BatesNews: January 2013

In this issue:

1. Campus explores economic justice on MLK Day 2013

2. Bates debuts bold new Bobcat

3. Shifts in student routines may explain H1N1 surge in 2009, Bates researchers find

4. You Can Play video extends Bates leadership in LGBT inclusion

5. Bill Hiss ’66, for whom Bates is a calling, retires after 34 years

6. Audio slide show: ‘Blessed and Dancing’ — Victoria Lowe’s goal of arts and education

7. Multifaith Chaplain Bill Blaine-Wallace to retire in June

8. Mellon Foundation awards $1 million to support learning and teaching innovations

9. Video: ‘Bird’s-Eye Bates’ — see the campus in a high way

10. Multimedia: Bates Outing Club decamps from 84-year-old digs

11. Bates in the News


1. Campus explores economic justice on MLK Day 2013

Spotlighting a less-known aspect of the Rev. Martin Luther King Jr.’s work, MLK Day at Bates explored issues of financial inequality and debt. Coverage includes a story about the experiences of athletes outside the lines, an audio slide show featuring the voices of MLK Day, and a summary of the keynote address by Anthea Butler, who says that rhetoric around poverty in America tells us that “helping people [is] a bad word.”


2. Bates debuts bold new Bobcat

Unfurled from the Alumni Gym rafters at halftime of the men’s basketball game on Saturday, the new Bobcat takes its design cue from an outpouring of opinion collected during last fall’s alumni survey. Give us confident and distinguished, you said, and hold the whimsy!


3. Shifts in student routines may explain H1N1 surge in 2009, Bates researchers find

Bates researchers discovered that two campus vaccine clinics held during the 2009 swine flu outbreak actually led to a surge in flu cases. That curious fact (and it had nothing to do with the clinics themselves) is explained in a recent scholarly article by Bates epidemiologist Karen Palin and mathematician Meredith Greer in the Journal of American College Health.


4. You Can Play video extends Bates leadership in LGBT inclusion

Produced by the Bates Communications Office and featuring 19 Bobcat student-athletes, the Bobcat contribution to the national You Can Play video campaign celebrates Bates’ historic commitment to inclusion and its contemporary leadership in LGBT inclusion in college athletics, says President Clayton Spencer, the first college president to participate in a You Can Play video.


5. Bill Hiss ’66, for whom Bates is a calling, retires after 34 years

From his appointment as dean of admission in 1978 to his retirement in 2012, Bill Hiss ’66 was a college leader whose good works made it abundantly clear to alumni, parents and friends that Bates was loved and well-cared for. See a slide show from Hiss’ retirement celebration.

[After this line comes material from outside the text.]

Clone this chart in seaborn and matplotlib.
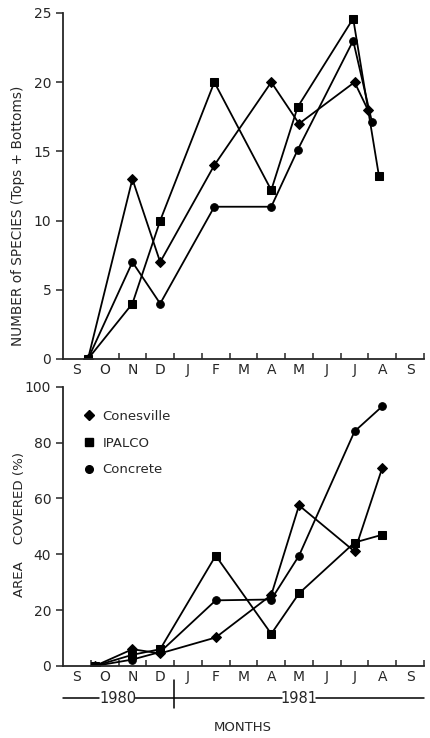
import pandas as pd
import matplotlib.pyplot as plt
import matplotlib.transforms as mtransforms
from matplotlib.lines import Line2D
import seaborn as sns

# -------------------------------
# DATA (x = months since 1 Sep 1980)
# -------------------------------

sites = ["Conesville", "IPALCO", "Concrete"]
site_markers = {"Conesville": "D", "IPALCO": "s", "Concrete": "o"}

# number of species (tops + bottoms)
species_x = {
    "Conesville": [0.9, 2.5, 3.5, 5.45, 7.5, 8.5, 10.5, 10.98],
    "IPALCO":     [0.9, 2.5, 3.5, 5.45, 7.5, 8.45, 10.45, 11.38],
    "Concrete":   [0.9, 2.5, 3.5, 5.45, 7.5, 8.45, 10.45, 11.13],
}
species_y = {
    "Conesville": [0, 13, 7, 14, 20, 17, 20, 18],
    "IPALCO":     [0, 4, 10, 20, 12.2, 18.2, 24.6, 13.2],
    "Concrete":   [0, 7, 4, 11, 11, 15.1, 23, 17.1],
}

# area covered (%)
area_x = [1.15, 2.5, 3.5, 5.5, 7.5, 8.5, 10.5, 11.5]
area_y = {
    "Conesville": [0, 6, 4.5, 10.2, 25.4, 57.5, 41, 71],
    "IPALCO":     [0, 4, 6, 39.5, 11.5, 26, 44.2, 47],
    "Concrete":   [0, 2.3, 5, 23.5, 23.8, 39.5, 84, 93],
}

month_labels = ["S", "O", "N", "D", "J", "F", "M", "A", "M", "J", "J", "A", "S"]

rows = []
for s in sites:
    for x, y in zip(species_x[s], species_y[s]):
        rows.append({"site": s, "month": x, "value": y, "panel": "species"})
    for x, y in zip(area_x, area_y[s]):
        rows.append({"site": s, "month": x, "value": y, "panel": "area"})
df = pd.DataFrame(rows)

# -------------------------------
# FIGURE
# -------------------------------

sns.set_style("ticks")
plt.rcParams["font.family"] = ["DejaVu Sans"]

fig = plt.figure(figsize=(4.3, 7.38), dpi=100)
ax1 = fig.add_axes([0.1465, 0.5136, 0.8395, 0.4688])
ax2 = fig.add_axes([0.1465, 0.0976, 0.8395, 0.3784])


def draw_panel(ax, data):
    sns.lineplot(data=data, x="month", y="value", style="site",
                 markers=site_markers, dashes=False, color="black",
                 linewidth=1.3, markersize=5.5, markeredgecolor="black",
                 estimator=None, legend=False, ax=ax)
    ax.set_xlim(0, 13)
    ax.set_xticks(range(1, 14))
    ax.set_xticklabels([])
    ax.set_xticks([i + 0.5 for i in range(13)], minor=True)
    ax.set_xticklabels(month_labels, minor=True, fontsize=10)
    ax.tick_params(axis="x", which="major", direction="in", length=4, width=1.1)
    ax.tick_params(axis="x", which="minor", length=0, pad=3)
    ax.tick_params(axis="y", direction="out", length=5, width=1.1, labelsize=10)
    ax.set_xlabel("")
    for sp in ["top", "right"]:
        ax.spines[sp].set_visible(False)
    for sp in ["left", "bottom"]:
        ax.spines[sp].set_linewidth(1.3)


draw_panel(ax1, df[df["panel"] == "species"])
ax1.set_ylim(0, 25)
ax1.set_yticks([0, 5, 10, 15, 20, 25])
ax1.set_ylabel("NUMBER of SPECIES (Tops + Bottoms)", fontsize=9.8)
ax1.yaxis.set_label_coords(-0.105, 0.413)

draw_panel(ax2, df[df["panel"] == "area"])
ax2.set_ylim(0, 100)
ax2.set_yticks([0, 20, 40, 60, 80, 100])
ax2.set_ylabel("AREA    COVERED (%)", fontsize=9.6)
ax2.yaxis.set_label_coords(-0.103, 0.508)

handles = [Line2D([], [], marker=site_markers[s], color="black",
                  linestyle="none", markersize=5.5) for s in sites]
ax2.legend(handles, sites, loc="upper left", bbox_to_anchor=(0.025, 0.96),
           frameon=False, fontsize=9.5, handlelength=0.8, handletextpad=0.6,
           labelspacing=1.05)

# year bar under the month axis
trans = mtransforms.blended_transform_factory(ax2.transData, ax2.transAxes)
ax2.plot([0, 1.3], [-0.1157, -0.1157], color="black", lw=1.1, transform=trans, clip_on=False)
ax2.plot([2.6, 7.9], [-0.1157, -0.1157], color="black", lw=1.1, transform=trans, clip_on=False)
ax2.plot([9.1, 13], [-0.1157, -0.1157], color="black", lw=1.1, transform=trans, clip_on=False)
ax2.plot([4, 4], [-0.05, -0.151], color="black", lw=1.1, transform=trans, clip_on=False)
ax2.text(1.97, -0.1157, "1980", ha="center", va="center", fontsize=10.5, transform=trans)
ax2.text(8.5, -0.1157, "1981", ha="center", va="center", fontsize=10.5, transform=trans)
ax2.text(6.47, -0.222, "MONTHS", ha="center", va="center", fontsize=9.5, transform=trans)

plt.savefig("out.png", dpi=100)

6. Audio slide show: ‘Blessed and Dancing’ — Victoria Lowe’s goal of arts and education

Victoria Lowe ’12, a double major in dance and American cultural studies, discusses her Short Term experience with “Tour, Teach, Perform” in Lewiston-Auburn last spring and her goal of advancing arts education.


7. Multifaith Chaplain Bill Blaine-Wallace to retire in June

The college’s multifaith chaplain since 2006, Blaine-Wallace was praised by President Spencer for the “extraordinary energy, imagination and sensitivity of his service to Bates,” adding that he has “counseled and mentored us as individuals; brought us together in times of both celebration and sorrow; and encouraged our community to pursue the goal of greater social justice through religious, spiritual and cultural attentiveness.”


8. Mellon Foundation awards $1 million to support learning and teaching innovations

On the heels of President Spencer’s prediction in her inaugural address that “success will go to the institutions that engage most robustly and effectively with the forces that are reshaping our world,” specifically the forces changing scholarship and knowledge creation, Bates announced a four-year initiative to foster innovative approaches to teaching and research in the humanities, supported by a recent $1 million grant from The Andrew W. Mellon Foundation.


9. Video: ‘Bird’s-Eye Bates’ — see the campus in a high way

Hop aboard a multicopter for a new perspective on the Bates campus and environs.


10. Multimedia: Bates Outing Club decamps from 84-year-old digs

On the evening of Jan. 9, Bates Outing Club moved their longtime headquarters from Alumni Gym into newly renovated space in Chase Hall. In true can-do BOC spirit, they chose to execute the move mostly themselves.


11. Bates in the News

The New York Times calls the Cooper-Hewitt’s Object of the Day blog, brainchild of Caroline Baumman ’87, one of the coolest new things in the design world. The Sun Journal checks in with Bates’ newest professor and her zebrafish. The magazine International Educator cites a Bates course on the Rwandan genocide as a model for teaching such painful and difficult social-justice topics.